Available data =
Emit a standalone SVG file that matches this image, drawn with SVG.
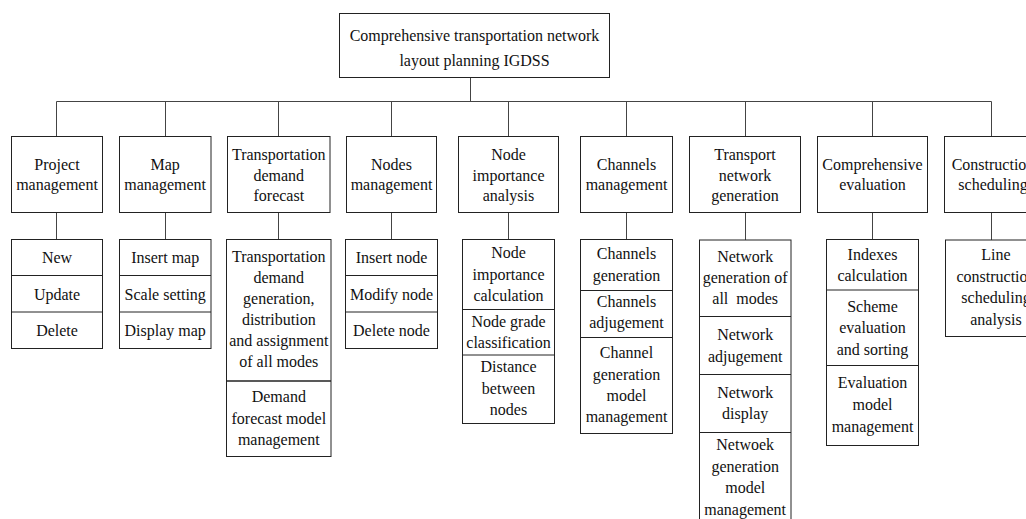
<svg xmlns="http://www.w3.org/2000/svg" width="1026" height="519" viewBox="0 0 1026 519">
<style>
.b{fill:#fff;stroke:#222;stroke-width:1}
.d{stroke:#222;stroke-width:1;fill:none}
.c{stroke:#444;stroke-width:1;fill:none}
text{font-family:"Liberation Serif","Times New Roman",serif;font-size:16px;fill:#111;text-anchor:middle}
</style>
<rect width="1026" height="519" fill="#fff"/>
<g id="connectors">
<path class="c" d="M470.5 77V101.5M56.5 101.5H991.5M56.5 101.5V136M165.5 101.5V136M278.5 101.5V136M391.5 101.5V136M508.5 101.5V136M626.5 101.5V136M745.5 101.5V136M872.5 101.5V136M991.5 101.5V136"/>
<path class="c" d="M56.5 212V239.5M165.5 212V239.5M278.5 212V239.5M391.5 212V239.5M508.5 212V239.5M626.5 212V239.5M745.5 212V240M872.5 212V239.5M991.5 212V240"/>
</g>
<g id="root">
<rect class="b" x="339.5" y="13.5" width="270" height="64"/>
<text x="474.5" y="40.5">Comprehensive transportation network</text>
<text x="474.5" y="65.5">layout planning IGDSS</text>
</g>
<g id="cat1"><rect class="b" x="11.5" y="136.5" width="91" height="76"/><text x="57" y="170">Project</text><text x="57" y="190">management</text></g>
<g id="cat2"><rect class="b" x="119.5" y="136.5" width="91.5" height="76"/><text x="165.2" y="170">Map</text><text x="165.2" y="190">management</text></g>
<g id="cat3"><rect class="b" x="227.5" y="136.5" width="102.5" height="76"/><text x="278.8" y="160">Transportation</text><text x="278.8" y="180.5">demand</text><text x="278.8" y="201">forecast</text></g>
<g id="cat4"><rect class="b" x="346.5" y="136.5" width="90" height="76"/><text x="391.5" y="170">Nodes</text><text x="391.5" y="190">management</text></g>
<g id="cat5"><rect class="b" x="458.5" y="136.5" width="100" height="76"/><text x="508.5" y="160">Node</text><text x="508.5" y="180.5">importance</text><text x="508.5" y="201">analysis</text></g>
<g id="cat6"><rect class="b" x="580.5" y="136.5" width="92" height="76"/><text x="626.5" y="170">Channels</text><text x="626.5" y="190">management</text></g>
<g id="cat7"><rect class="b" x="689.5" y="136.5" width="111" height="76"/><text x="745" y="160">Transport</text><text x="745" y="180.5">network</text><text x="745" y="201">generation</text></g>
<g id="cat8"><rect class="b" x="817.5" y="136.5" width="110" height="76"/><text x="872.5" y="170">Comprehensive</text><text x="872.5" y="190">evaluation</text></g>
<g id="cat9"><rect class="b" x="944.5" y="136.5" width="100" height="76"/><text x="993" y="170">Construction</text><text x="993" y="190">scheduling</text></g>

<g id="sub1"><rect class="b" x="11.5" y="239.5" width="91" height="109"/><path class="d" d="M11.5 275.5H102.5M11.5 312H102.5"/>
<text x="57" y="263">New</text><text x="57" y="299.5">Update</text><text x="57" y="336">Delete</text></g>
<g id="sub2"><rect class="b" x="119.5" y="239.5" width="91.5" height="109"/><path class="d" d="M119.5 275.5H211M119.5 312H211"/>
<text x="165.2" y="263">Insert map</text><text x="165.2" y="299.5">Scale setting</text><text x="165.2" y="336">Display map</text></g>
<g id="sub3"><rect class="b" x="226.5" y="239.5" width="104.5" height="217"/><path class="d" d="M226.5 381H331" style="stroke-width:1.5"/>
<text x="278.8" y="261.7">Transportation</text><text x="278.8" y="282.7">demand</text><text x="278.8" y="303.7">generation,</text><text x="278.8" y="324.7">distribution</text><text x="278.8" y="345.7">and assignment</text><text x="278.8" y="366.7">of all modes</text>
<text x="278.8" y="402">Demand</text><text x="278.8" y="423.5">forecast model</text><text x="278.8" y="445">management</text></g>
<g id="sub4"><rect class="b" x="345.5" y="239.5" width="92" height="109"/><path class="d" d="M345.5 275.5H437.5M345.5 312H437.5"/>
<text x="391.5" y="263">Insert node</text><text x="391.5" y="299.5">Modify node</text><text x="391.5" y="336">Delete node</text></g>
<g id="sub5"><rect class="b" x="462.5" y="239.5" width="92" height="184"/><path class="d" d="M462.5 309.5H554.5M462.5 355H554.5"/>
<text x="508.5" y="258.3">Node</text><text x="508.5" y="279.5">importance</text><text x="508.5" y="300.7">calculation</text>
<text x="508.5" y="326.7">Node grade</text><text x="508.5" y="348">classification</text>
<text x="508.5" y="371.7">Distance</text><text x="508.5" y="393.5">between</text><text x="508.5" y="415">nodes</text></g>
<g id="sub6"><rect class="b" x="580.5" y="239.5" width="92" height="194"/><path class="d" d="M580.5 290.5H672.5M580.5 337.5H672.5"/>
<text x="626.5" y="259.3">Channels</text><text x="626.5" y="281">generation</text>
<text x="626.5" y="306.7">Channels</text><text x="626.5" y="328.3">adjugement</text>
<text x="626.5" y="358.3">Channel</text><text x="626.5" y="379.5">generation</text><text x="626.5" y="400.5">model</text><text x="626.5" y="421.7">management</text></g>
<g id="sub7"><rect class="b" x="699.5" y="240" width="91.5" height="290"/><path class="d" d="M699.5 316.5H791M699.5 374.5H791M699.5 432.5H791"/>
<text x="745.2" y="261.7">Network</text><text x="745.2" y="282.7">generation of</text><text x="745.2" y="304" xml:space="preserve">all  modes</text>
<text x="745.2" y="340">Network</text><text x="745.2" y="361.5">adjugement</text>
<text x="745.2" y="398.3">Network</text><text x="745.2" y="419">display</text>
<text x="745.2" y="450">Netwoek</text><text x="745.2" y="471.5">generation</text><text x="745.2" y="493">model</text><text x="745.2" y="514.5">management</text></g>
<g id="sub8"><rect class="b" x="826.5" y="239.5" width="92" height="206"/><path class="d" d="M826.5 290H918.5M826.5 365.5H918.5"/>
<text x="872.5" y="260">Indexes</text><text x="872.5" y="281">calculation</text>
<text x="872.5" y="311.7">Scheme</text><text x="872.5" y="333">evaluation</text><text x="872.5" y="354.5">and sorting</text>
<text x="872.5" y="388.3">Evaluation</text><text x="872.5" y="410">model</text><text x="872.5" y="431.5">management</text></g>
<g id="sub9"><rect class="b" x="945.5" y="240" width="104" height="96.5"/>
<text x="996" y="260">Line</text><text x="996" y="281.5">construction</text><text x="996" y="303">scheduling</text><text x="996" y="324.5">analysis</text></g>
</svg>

Exercise requirements = In the copy, include no pictures; restate the listing above exactly.

Reply =
Emit a standalone SVG file that matches this image, drawn with SVG.
<svg xmlns="http://www.w3.org/2000/svg" width="1026" height="519" viewBox="0 0 1026 519">
<style>
.b{fill:#fff;stroke:#222;stroke-width:1}
.d{stroke:#222;stroke-width:1;fill:none}
.c{stroke:#444;stroke-width:1;fill:none}
text{font-family:"Liberation Serif","Times New Roman",serif;font-size:16px;fill:#111;text-anchor:middle}
</style>
<rect width="1026" height="519" fill="#fff"/>
<g id="connectors">
<path class="c" d="M470.5 77V101.5M56.5 101.5H991.5M56.5 101.5V136M165.5 101.5V136M278.5 101.5V136M391.5 101.5V136M508.5 101.5V136M626.5 101.5V136M745.5 101.5V136M872.5 101.5V136M991.5 101.5V136"/>
<path class="c" d="M56.5 212V239.5M165.5 212V239.5M278.5 212V239.5M391.5 212V239.5M508.5 212V239.5M626.5 212V239.5M745.5 212V240M872.5 212V239.5M991.5 212V240"/>
</g>
<g id="root">
<rect class="b" x="339.5" y="13.5" width="270" height="64"/>
<text x="474.5" y="40.5">Comprehensive transportation network</text>
<text x="474.5" y="65.5">layout planning IGDSS</text>
</g>
<g id="cat1"><rect class="b" x="11.5" y="136.5" width="91" height="76"/><text x="57" y="170">Project</text><text x="57" y="190">management</text></g>
<g id="cat2"><rect class="b" x="119.5" y="136.5" width="91.5" height="76"/><text x="165.2" y="170">Map</text><text x="165.2" y="190">management</text></g>
<g id="cat3"><rect class="b" x="227.5" y="136.5" width="102.5" height="76"/><text x="278.8" y="160">Transportation</text><text x="278.8" y="180.5">demand</text><text x="278.8" y="201">forecast</text></g>
<g id="cat4"><rect class="b" x="346.5" y="136.5" width="90" height="76"/><text x="391.5" y="170">Nodes</text><text x="391.5" y="190">management</text></g>
<g id="cat5"><rect class="b" x="458.5" y="136.5" width="100" height="76"/><text x="508.5" y="160">Node</text><text x="508.5" y="180.5">importance</text><text x="508.5" y="201">analysis</text></g>
<g id="cat6"><rect class="b" x="580.5" y="136.5" width="92" height="76"/><text x="626.5" y="170">Channels</text><text x="626.5" y="190">management</text></g>
<g id="cat7"><rect class="b" x="689.5" y="136.5" width="111" height="76"/><text x="745" y="160">Transport</text><text x="745" y="180.5">network</text><text x="745" y="201">generation</text></g>
<g id="cat8"><rect class="b" x="817.5" y="136.5" width="110" height="76"/><text x="872.5" y="170">Comprehensive</text><text x="872.5" y="190">evaluation</text></g>
<g id="cat9"><rect class="b" x="944.5" y="136.5" width="100" height="76"/><text x="993" y="170">Construction</text><text x="993" y="190">scheduling</text></g>

<g id="sub1"><rect class="b" x="11.5" y="239.5" width="91" height="109"/><path class="d" d="M11.5 275.5H102.5M11.5 312H102.5"/>
<text x="57" y="263">New</text><text x="57" y="299.5">Update</text><text x="57" y="336">Delete</text></g>
<g id="sub2"><rect class="b" x="119.5" y="239.5" width="91.5" height="109"/><path class="d" d="M119.5 275.5H211M119.5 312H211"/>
<text x="165.2" y="263">Insert map</text><text x="165.2" y="299.5">Scale setting</text><text x="165.2" y="336">Display map</text></g>
<g id="sub3"><rect class="b" x="226.5" y="239.5" width="104.5" height="217"/><path class="d" d="M226.5 381H331" style="stroke-width:1.5"/>
<text x="278.8" y="261.7">Transportation</text><text x="278.8" y="282.7">demand</text><text x="278.8" y="303.7">generation,</text><text x="278.8" y="324.7">distribution</text><text x="278.8" y="345.7">and assignment</text><text x="278.8" y="366.7">of all modes</text>
<text x="278.8" y="402">Demand</text><text x="278.8" y="423.5">forecast model</text><text x="278.8" y="445">management</text></g>
<g id="sub4"><rect class="b" x="345.5" y="239.5" width="92" height="109"/><path class="d" d="M345.5 275.5H437.5M345.5 312H437.5"/>
<text x="391.5" y="263">Insert node</text><text x="391.5" y="299.5">Modify node</text><text x="391.5" y="336">Delete node</text></g>
<g id="sub5"><rect class="b" x="462.5" y="239.5" width="92" height="184"/><path class="d" d="M462.5 309.5H554.5M462.5 355H554.5"/>
<text x="508.5" y="258.3">Node</text><text x="508.5" y="279.5">importance</text><text x="508.5" y="300.7">calculation</text>
<text x="508.5" y="326.7">Node grade</text><text x="508.5" y="348">classification</text>
<text x="508.5" y="371.7">Distance</text><text x="508.5" y="393.5">between</text><text x="508.5" y="415">nodes</text></g>
<g id="sub6"><rect class="b" x="580.5" y="239.5" width="92" height="194"/><path class="d" d="M580.5 290.5H672.5M580.5 337.5H672.5"/>
<text x="626.5" y="259.3">Channels</text><text x="626.5" y="281">generation</text>
<text x="626.5" y="306.7">Channels</text><text x="626.5" y="328.3">adjugement</text>
<text x="626.5" y="358.3">Channel</text><text x="626.5" y="379.5">generation</text><text x="626.5" y="400.5">model</text><text x="626.5" y="421.7">management</text></g>
<g id="sub7"><rect class="b" x="699.5" y="240" width="91.5" height="290"/><path class="d" d="M699.5 316.5H791M699.5 374.5H791M699.5 432.5H791"/>
<text x="745.2" y="261.7">Network</text><text x="745.2" y="282.7">generation of</text><text x="745.2" y="304" xml:space="preserve">all  modes</text>
<text x="745.2" y="340">Network</text><text x="745.2" y="361.5">adjugement</text>
<text x="745.2" y="398.3">Network</text><text x="745.2" y="419">display</text>
<text x="745.2" y="450">Netwoek</text><text x="745.2" y="471.5">generation</text><text x="745.2" y="493">model</text><text x="745.2" y="514.5">management</text></g>
<g id="sub8"><rect class="b" x="826.5" y="239.5" width="92" height="206"/><path class="d" d="M826.5 290H918.5M826.5 365.5H918.5"/>
<text x="872.5" y="260">Indexes</text><text x="872.5" y="281">calculation</text>
<text x="872.5" y="311.7">Scheme</text><text x="872.5" y="333">evaluation</text><text x="872.5" y="354.5">and sorting</text>
<text x="872.5" y="388.3">Evaluation</text><text x="872.5" y="410">model</text><text x="872.5" y="431.5">management</text></g>
<g id="sub9"><rect class="b" x="945.5" y="240" width="104" height="96.5"/>
<text x="996" y="260">Line</text><text x="996" y="281.5">construction</text><text x="996" y="303">scheduling</text><text x="996" y="324.5">analysis</text></g>
</svg>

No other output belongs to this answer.